You need a new repair guy if he can't handle a simple virus and like inner said majority of the time it's a hard drive failure. 

I haven't bought a computer in years I reinstall every year and my newest machine is from 2012 not a single problem .

If you want pm me Id be happy to quote you some remote service to work on the virus removal and a tuneup 

Sent from my SM-G870W using Tapatalk


----------



## Mordekyle (May 20, 2014)

B.Johnson said:


> That's $1200-$1500 every for or five years. Personally I'd rather have a new computer. :whistling




Yeah, it's kind of a wash.

I just hate the principle that a barely used machine doesn't work after four years.




Sent from my iPhone using Tapatalk


----------



## Mordekyle (May 20, 2014)

And I hate Windows 10 that much


Sent from my iPhone using Tapatalk


----------



## B.Johnson (Sep 17, 2016)

I did a quick Google and came up with this site:
https://www.discountelectronics.com/laptops/laptops-by-os/windows-7-laptops/
Comes with one year parts and labor warranty.


----------



## RangoWA (Jun 25, 2014)

B.Johnson said:


> I did a quick Google and came up with this site:
> https://www.discountelectronics.com/laptops/laptops-by-os/windows-7-laptops/
> Comes with one year parts and labor warranty.


Now the Google knows you are looking around for old computers. Chromebook redirects coming your way...


----------



## Morning Wood (Jan 12, 2008)

I could get this today. It’s in the right price range

https://www.bestbuy.com/site/asus-v...drive-chocolate-black/6029900.p?skuId=6029900


----------



## builditguy (Nov 10, 2013)

Since I just did this. I can tell you what I did. Not sure if it’s right. 

My main computer is getting old. Doesn’t always work the way it should. 

I started usingQuickbooks. at the first of the year. I went to Walmart and bought a cheap computer. $300 out the door. 
I only run Quick books on it. I prefer to keep that completely separate and I feel better having it in a brand new computer. 


Sent from my iPhone using Tapatalk


----------



## Inner10 (Mar 12, 2009)

I hope you guys are backing up often.


----------



## builditguy (Nov 10, 2013)

I set it up to backup every Sunday night. 

I’m good with that. 
I don’t need a $1000.00. Computer to run 1 program. 

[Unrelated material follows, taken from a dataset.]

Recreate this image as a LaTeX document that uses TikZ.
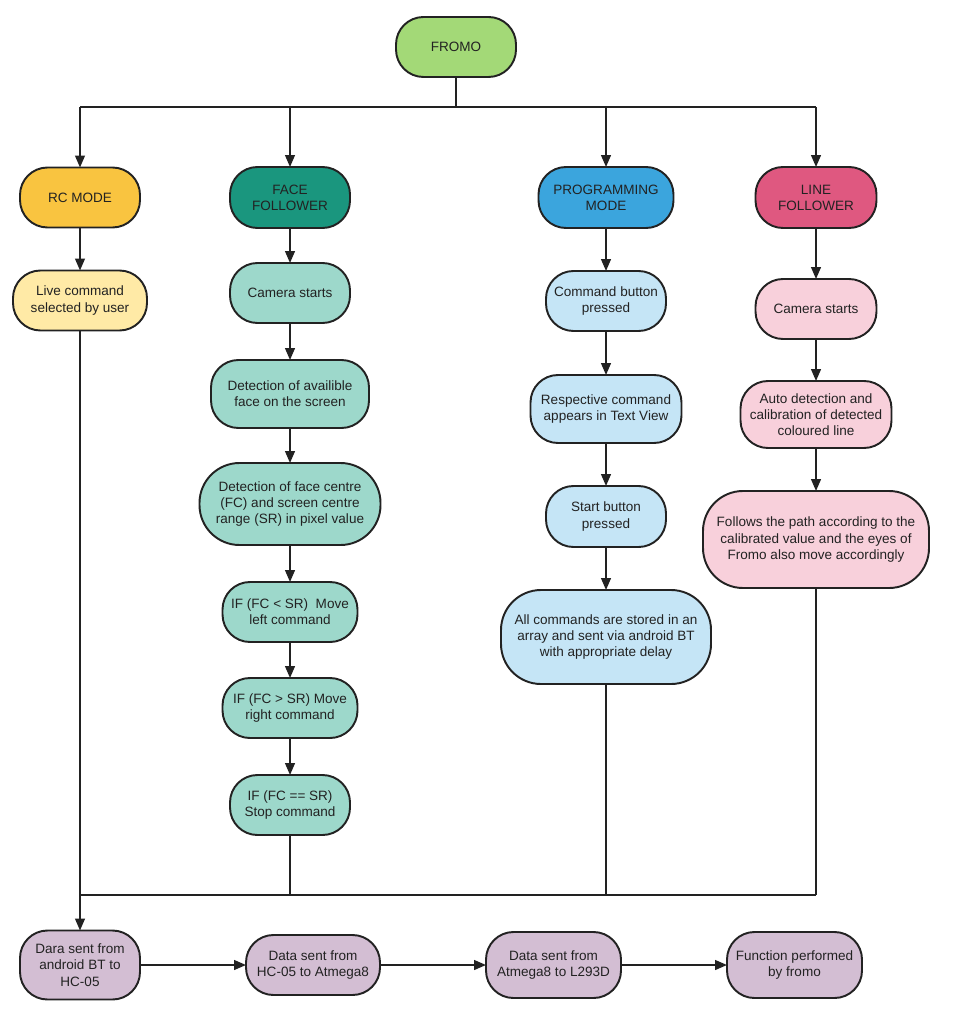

Sent from my iPhone using Tapatalk


----------



## Morning Wood (Jan 12, 2008)

What are you guys with quickbooks desktop backing up to? The computer, cloud, flash drive, something else?


----------



## builditguy (Nov 10, 2013)

I use a thumb drive. 
I can pull it and give it to my accountant, if needed. 

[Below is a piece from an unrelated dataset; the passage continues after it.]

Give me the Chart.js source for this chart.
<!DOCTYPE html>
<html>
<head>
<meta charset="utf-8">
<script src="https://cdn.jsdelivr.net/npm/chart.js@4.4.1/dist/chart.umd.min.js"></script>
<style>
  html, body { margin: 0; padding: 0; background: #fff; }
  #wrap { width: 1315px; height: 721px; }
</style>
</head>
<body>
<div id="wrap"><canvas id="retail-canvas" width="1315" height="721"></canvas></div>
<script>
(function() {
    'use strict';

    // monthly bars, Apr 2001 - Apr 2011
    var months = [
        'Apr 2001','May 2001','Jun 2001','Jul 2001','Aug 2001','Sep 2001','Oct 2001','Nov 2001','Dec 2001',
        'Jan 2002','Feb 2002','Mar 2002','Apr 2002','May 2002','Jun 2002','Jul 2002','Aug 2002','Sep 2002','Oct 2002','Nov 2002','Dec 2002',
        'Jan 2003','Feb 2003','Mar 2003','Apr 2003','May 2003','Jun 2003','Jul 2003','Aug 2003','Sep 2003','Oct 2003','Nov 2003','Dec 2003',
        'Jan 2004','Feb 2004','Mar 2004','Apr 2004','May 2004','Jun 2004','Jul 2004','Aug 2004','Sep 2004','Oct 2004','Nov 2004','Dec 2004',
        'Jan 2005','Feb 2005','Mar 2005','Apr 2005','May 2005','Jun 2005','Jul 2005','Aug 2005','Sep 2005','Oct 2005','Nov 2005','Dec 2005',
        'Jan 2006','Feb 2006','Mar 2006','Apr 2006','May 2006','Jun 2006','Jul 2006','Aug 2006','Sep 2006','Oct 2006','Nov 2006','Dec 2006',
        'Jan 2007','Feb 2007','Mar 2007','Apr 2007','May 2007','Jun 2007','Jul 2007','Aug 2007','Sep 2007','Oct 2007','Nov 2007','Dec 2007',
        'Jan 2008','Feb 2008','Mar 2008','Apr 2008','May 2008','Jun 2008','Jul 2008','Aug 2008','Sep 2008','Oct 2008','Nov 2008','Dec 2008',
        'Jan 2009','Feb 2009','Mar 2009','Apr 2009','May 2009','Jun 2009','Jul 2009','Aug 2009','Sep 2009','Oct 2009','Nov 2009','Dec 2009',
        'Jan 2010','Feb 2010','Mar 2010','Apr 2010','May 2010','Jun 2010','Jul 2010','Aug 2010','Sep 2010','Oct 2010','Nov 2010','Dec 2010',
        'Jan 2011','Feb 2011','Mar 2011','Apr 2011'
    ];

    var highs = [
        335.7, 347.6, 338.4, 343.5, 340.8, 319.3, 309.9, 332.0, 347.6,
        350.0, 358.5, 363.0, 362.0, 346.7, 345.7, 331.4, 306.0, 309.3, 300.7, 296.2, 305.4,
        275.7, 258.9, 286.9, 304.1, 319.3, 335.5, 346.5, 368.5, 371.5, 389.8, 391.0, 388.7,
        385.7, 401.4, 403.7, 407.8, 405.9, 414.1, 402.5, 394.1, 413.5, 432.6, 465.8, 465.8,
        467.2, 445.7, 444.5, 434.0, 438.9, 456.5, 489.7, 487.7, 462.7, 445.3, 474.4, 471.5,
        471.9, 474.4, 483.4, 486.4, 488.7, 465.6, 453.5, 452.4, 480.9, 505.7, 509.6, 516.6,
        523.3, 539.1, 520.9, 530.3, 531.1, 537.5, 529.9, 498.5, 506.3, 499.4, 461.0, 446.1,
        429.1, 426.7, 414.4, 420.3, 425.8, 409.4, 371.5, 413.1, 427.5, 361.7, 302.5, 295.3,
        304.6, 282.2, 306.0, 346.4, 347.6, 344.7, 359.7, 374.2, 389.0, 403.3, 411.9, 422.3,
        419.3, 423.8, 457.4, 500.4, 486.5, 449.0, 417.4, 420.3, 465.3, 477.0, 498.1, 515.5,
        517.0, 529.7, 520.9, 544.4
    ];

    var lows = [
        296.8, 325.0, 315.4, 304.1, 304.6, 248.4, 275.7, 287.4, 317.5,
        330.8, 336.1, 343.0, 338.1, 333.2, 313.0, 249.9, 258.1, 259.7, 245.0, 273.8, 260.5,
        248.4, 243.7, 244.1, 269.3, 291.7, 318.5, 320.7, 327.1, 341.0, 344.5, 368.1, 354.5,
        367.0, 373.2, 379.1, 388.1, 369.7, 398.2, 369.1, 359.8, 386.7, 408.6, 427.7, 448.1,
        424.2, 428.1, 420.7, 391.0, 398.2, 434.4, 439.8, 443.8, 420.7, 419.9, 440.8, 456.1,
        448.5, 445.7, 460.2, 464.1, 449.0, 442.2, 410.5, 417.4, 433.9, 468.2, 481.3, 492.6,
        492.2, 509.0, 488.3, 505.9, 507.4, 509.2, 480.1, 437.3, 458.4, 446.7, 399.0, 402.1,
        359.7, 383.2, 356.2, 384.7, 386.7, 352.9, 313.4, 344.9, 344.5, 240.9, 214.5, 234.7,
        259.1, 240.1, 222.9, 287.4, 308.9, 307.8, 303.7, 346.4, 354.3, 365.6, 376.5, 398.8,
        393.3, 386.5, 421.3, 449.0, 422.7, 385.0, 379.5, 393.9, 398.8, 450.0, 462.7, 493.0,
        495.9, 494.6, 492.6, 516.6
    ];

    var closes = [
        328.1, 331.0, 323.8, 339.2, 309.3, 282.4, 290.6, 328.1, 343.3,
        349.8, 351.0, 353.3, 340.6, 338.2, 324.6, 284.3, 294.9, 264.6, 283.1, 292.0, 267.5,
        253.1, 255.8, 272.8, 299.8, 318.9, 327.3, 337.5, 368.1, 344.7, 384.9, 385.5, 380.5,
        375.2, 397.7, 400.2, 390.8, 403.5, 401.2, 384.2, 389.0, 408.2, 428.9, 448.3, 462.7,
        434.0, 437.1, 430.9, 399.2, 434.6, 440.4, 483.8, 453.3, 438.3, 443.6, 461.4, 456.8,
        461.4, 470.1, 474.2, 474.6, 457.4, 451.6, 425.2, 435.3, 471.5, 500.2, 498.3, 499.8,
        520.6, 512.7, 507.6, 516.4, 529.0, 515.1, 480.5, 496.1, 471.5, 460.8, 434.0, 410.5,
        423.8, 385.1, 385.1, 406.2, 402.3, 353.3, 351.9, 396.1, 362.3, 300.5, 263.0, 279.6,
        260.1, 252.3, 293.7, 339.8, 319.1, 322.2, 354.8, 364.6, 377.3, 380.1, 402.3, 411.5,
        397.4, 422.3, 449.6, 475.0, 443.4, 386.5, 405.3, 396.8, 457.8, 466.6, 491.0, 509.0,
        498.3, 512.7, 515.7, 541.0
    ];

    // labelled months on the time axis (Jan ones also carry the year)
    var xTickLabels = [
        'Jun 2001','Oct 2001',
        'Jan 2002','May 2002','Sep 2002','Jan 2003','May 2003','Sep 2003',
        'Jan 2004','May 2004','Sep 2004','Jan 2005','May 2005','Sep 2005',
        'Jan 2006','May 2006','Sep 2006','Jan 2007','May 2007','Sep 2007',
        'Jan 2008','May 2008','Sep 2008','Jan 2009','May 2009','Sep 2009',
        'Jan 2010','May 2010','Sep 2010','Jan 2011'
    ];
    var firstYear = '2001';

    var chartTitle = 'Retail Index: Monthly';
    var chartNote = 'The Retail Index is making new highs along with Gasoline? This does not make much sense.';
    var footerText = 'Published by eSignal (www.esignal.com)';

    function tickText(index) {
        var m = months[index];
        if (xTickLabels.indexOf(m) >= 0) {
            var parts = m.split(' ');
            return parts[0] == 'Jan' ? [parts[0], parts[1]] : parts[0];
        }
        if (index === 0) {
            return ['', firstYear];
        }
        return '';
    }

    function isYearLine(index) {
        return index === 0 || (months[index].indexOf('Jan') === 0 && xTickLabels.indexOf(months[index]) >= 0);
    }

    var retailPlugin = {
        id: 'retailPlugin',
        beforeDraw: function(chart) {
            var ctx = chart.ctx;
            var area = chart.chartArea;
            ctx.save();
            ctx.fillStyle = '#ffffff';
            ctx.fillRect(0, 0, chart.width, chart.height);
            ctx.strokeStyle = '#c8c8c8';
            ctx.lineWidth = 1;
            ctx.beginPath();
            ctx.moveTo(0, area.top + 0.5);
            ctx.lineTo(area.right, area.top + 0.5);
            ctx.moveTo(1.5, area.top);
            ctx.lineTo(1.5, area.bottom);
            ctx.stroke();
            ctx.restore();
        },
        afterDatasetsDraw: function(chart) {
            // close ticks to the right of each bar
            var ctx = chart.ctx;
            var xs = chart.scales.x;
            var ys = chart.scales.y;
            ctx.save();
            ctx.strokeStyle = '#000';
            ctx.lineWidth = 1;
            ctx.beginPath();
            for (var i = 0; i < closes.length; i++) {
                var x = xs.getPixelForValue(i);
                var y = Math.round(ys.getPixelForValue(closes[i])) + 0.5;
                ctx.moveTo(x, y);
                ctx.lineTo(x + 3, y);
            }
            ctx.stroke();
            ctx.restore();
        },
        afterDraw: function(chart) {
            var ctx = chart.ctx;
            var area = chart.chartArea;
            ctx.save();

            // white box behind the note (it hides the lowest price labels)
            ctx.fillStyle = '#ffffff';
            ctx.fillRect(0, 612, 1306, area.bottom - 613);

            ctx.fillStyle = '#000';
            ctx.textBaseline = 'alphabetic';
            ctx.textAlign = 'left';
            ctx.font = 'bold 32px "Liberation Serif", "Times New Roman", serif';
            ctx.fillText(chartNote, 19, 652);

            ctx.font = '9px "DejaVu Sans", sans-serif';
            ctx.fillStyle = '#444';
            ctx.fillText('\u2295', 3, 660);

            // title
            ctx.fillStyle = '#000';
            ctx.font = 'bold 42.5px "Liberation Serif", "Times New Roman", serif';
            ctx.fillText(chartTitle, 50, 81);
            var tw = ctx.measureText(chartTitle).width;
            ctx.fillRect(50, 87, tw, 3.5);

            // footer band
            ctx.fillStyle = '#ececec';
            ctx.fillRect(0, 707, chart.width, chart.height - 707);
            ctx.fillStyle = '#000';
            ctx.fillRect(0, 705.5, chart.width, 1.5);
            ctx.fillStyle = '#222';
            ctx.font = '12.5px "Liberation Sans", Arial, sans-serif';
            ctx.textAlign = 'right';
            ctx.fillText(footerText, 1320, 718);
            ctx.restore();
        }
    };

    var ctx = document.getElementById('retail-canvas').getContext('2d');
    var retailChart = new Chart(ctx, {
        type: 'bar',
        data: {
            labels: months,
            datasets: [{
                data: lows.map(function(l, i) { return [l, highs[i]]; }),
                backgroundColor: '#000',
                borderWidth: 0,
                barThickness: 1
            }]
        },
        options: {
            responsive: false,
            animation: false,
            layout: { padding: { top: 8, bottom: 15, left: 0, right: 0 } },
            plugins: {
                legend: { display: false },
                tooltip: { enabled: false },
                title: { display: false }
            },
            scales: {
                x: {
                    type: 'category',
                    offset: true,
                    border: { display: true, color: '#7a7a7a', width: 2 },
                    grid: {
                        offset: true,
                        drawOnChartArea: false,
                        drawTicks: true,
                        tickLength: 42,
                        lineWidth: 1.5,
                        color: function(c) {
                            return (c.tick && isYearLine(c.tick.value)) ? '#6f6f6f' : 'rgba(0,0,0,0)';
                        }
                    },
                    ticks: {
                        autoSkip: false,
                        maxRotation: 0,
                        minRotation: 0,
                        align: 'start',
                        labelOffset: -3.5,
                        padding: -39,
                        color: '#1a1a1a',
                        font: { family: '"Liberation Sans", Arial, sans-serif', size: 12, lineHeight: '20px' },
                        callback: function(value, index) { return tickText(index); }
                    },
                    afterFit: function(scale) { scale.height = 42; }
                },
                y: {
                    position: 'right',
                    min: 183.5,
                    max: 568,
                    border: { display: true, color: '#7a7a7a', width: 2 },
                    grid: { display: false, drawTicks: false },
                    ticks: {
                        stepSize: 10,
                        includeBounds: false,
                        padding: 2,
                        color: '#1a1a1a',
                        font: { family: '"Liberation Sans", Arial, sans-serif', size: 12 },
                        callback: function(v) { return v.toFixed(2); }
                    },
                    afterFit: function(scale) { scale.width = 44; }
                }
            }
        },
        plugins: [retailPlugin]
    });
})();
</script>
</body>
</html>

Works for me. So far anyway. 


Sent from my iPhone using Tapatalk


----------



## Morning Wood (Jan 12, 2008)

Well, got the cheap computer. I couldn’t get out of Best Buy fast enough. That place sucks. Started the thing up and initiated it and then it went into a 3+ hour windows update. I’m definitely not going to use this stupid thing for anything else other than work related stuff. Can’t believe the amount of popups and ads on web browser as well. Glad I’m a Mac guy.


----------



## Leo G (May 12, 2005)

Win 10 sucks.


----------